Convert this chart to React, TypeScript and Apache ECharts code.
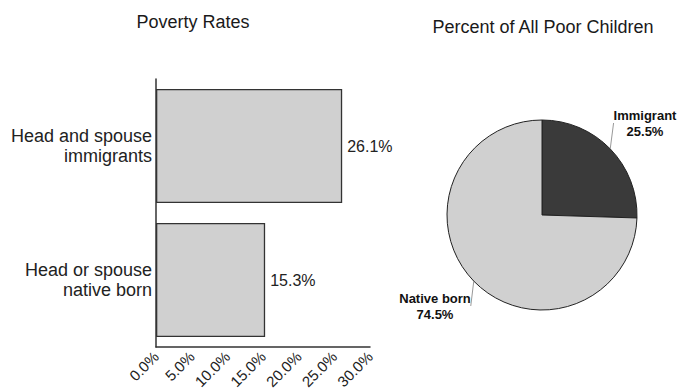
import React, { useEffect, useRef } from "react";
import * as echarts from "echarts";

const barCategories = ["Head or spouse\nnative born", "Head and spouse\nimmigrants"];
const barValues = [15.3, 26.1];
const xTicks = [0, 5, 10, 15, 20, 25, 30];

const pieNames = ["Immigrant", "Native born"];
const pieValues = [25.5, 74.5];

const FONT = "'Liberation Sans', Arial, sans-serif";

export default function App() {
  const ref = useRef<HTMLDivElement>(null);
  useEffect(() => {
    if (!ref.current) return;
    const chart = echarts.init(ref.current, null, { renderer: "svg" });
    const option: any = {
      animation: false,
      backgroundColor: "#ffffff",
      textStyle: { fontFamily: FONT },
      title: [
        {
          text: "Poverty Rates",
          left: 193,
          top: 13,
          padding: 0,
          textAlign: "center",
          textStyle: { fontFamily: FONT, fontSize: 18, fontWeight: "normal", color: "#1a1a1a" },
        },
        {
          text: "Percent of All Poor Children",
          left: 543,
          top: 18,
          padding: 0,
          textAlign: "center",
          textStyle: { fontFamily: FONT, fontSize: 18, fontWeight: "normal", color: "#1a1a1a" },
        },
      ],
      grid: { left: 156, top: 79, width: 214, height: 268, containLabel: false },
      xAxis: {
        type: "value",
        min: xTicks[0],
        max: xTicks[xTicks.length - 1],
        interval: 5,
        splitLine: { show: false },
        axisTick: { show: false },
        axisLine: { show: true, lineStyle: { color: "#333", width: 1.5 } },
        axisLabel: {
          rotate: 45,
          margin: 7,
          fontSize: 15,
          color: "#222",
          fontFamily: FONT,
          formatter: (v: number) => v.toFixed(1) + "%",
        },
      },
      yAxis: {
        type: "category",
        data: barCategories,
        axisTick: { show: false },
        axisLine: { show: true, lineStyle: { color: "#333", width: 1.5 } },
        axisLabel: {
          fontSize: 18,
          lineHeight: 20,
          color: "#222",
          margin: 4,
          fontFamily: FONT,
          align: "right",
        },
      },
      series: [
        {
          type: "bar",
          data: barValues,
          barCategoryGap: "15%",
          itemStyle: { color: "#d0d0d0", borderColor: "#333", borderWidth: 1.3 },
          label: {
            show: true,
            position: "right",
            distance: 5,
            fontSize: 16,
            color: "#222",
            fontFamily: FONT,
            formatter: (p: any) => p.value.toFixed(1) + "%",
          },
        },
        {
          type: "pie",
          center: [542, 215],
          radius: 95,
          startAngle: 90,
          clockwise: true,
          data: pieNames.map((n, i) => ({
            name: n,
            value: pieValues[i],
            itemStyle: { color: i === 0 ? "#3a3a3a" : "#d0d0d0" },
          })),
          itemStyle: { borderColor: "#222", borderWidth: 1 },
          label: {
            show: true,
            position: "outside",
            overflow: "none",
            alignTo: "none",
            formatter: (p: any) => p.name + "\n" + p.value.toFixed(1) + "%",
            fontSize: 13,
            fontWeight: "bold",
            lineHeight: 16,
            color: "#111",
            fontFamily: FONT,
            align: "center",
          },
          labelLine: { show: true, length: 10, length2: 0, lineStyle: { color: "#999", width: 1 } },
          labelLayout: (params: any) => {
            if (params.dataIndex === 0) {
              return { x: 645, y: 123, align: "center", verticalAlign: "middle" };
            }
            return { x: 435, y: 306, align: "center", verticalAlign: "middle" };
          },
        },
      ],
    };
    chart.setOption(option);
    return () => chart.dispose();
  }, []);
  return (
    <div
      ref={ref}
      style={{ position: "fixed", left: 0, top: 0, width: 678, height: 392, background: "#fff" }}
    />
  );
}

- **Objective**:
All the material shown above is to be copied exactly, with no pictures carried over.

- **Solution for this problem**:
Convert this chart to React, TypeScript and Apache ECharts code.
import React, { useEffect, useRef } from "react";
import * as echarts from "echarts";

const barCategories = ["Head or spouse\nnative born", "Head and spouse\nimmigrants"];
const barValues = [15.3, 26.1];
const xTicks = [0, 5, 10, 15, 20, 25, 30];

const pieNames = ["Immigrant", "Native born"];
const pieValues = [25.5, 74.5];

const FONT = "'Liberation Sans', Arial, sans-serif";

export default function App() {
  const ref = useRef<HTMLDivElement>(null);
  useEffect(() => {
    if (!ref.current) return;
    const chart = echarts.init(ref.current, null, { renderer: "svg" });
    const option: any = {
      animation: false,
      backgroundColor: "#ffffff",
      textStyle: { fontFamily: FONT },
      title: [
        {
          text: "Poverty Rates",
          left: 193,
          top: 13,
          padding: 0,
          textAlign: "center",
          textStyle: { fontFamily: FONT, fontSize: 18, fontWeight: "normal", color: "#1a1a1a" },
        },
        {
          text: "Percent of All Poor Children",
          left: 543,
          top: 18,
          padding: 0,
          textAlign: "center",
          textStyle: { fontFamily: FONT, fontSize: 18, fontWeight: "normal", color: "#1a1a1a" },
        },
      ],
      grid: { left: 156, top: 79, width: 214, height: 268, containLabel: false },
      xAxis: {
        type: "value",
        min: xTicks[0],
        max: xTicks[xTicks.length - 1],
        interval: 5,
        splitLine: { show: false },
        axisTick: { show: false },
        axisLine: { show: true, lineStyle: { color: "#333", width: 1.5 } },
        axisLabel: {
          rotate: 45,
          margin: 7,
          fontSize: 15,
          color: "#222",
          fontFamily: FONT,
          formatter: (v: number) => v.toFixed(1) + "%",
        },
      },
      yAxis: {
        type: "category",
        data: barCategories,
        axisTick: { show: false },
        axisLine: { show: true, lineStyle: { color: "#333", width: 1.5 } },
        axisLabel: {
          fontSize: 18,
          lineHeight: 20,
          color: "#222",
          margin: 4,
          fontFamily: FONT,
          align: "right",
        },
      },
      series: [
        {
          type: "bar",
          data: barValues,
          barCategoryGap: "15%",
          itemStyle: { color: "#d0d0d0", borderColor: "#333", borderWidth: 1.3 },
          label: {
            show: true,
            position: "right",
            distance: 5,
            fontSize: 16,
            color: "#222",
            fontFamily: FONT,
            formatter: (p: any) => p.value.toFixed(1) + "%",
          },
        },
        {
          type: "pie",
          center: [542, 215],
          radius: 95,
          startAngle: 90,
          clockwise: true,
          data: pieNames.map((n, i) => ({
            name: n,
            value: pieValues[i],
            itemStyle: { color: i === 0 ? "#3a3a3a" : "#d0d0d0" },
          })),
          itemStyle: { borderColor: "#222", borderWidth: 1 },
          label: {
            show: true,
            position: "outside",
            overflow: "none",
            alignTo: "none",
            formatter: (p: any) => p.name + "\n" + p.value.toFixed(1) + "%",
            fontSize: 13,
            fontWeight: "bold",
            lineHeight: 16,
            color: "#111",
            fontFamily: FONT,
            align: "center",
          },
          labelLine: { show: true, length: 10, length2: 0, lineStyle: { color: "#999", width: 1 } },
          labelLayout: (params: any) => {
            if (params.dataIndex === 0) {
              return { x: 645, y: 123, align: "center", verticalAlign: "middle" };
            }
            return { x: 435, y: 306, align: "center", verticalAlign: "middle" };
          },
        },
      ],
    };
    chart.setOption(option);
    return () => chart.dispose();
  }, []);
  return (
    <div
      ref={ref}
      style={{ position: "fixed", left: 0, top: 0, width: 678, height: 392, background: "#fff" }}
    />
  );
}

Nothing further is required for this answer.